I can remember way back to before I was 5 years old, when I went to the tiny room at the church for Sunday school or Wednesday night classes with the other children my age. I can even remember the little paper cut outs of Jesus and the apostles being stuck to the felt board. I didn't really get that what was being taught was supposed to be super important, and I just thought they were telling us stories about some guys who lived a long time ago. It didn't really resonate as the images were so different from our world today. I also thought it was weird that some people could take down a city wall just by walking around it with trumpets.
Yet, at some point under peer pressure and pressure from the authorities in my life (parents, church officials, social norms) I did the thing you were supposed to do. I went to the altar, said I'd take Jesus into my life, and that was that.
I went to church, and church camp every summer, until I was 18. I started really losing my connection to it all thought around 15 years old. The hypocrisy of the other teens, the not fitting in, the going to a larger school for some time with students who followed non-Judeo-Christian religions all shifted my brain to actually think about what I was doing and why I was doing it.

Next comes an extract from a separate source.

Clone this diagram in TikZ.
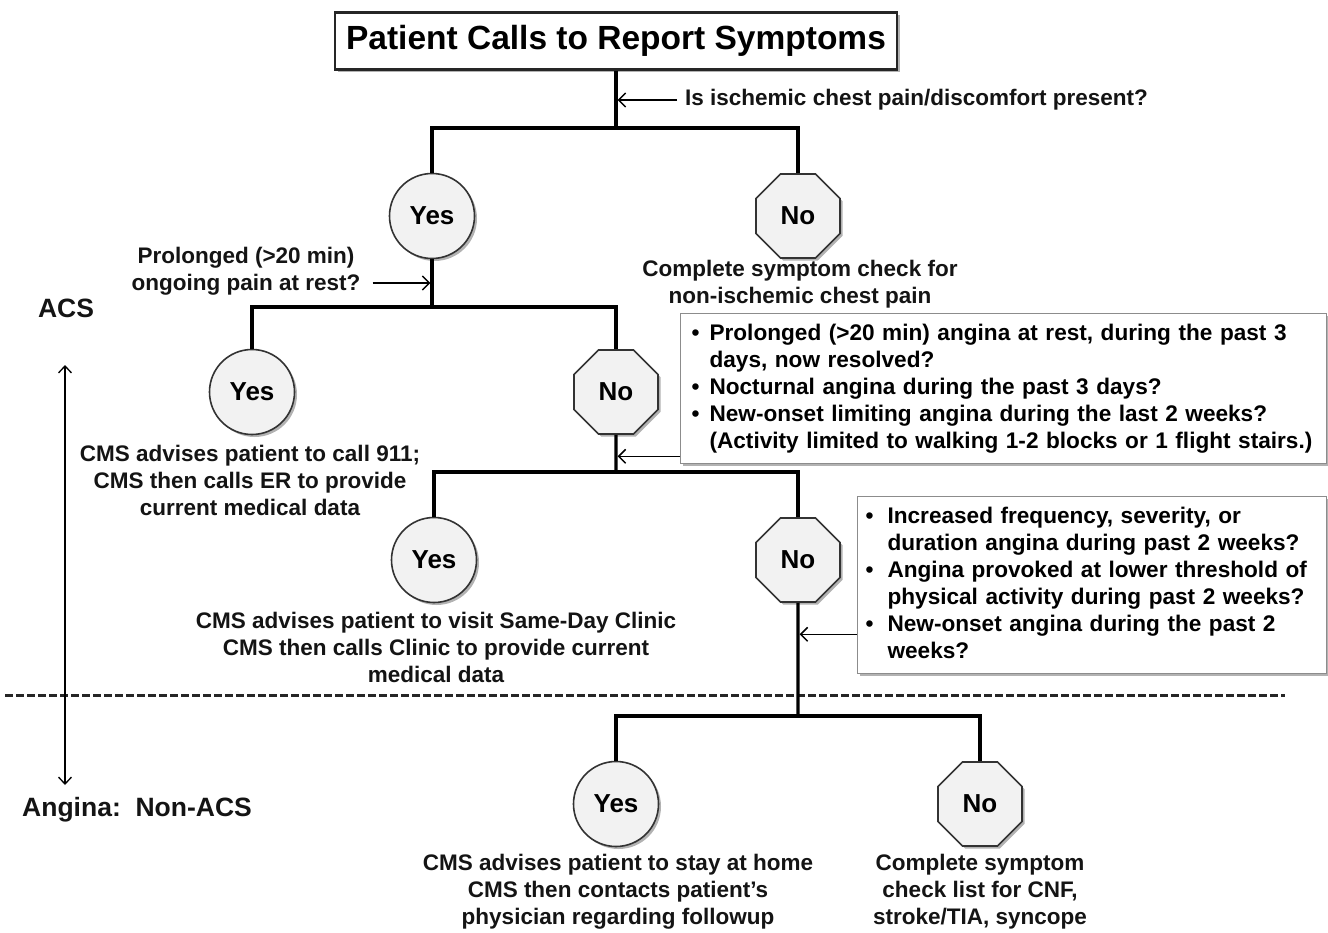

When I was 18 and had a job I used it as an escape from church. I made sure I worked on Wednesday nights, and I would go through the motions as little as I had to so I wouldn't be noticed at church on Sundays. I went through my goth and punk stages during this time too, so it did make people take some notice that i was different, but I tried to say that I was still a Christian and was just expressing myself differently.
After graduation I moved across the country and started "living in sin" with my male partner. When I started college I took a Psychology 100 course, and in that class (I was 20 at the time) I saw a clip of Joseph Campbell in The Power of Myth.
I found out that one of my new friends had the whole series, and we watched parts of it at her home.
This began my thinking about mythologies, and about my own journey in life.
I stopped thinking about it for some time while I was having trouble with my second partner, but now that all of that is over I have been able to focus on myself again. I even saw "Finding Joe" at the film festival.
I'm reopening my thought processing on all of this, and so here I am.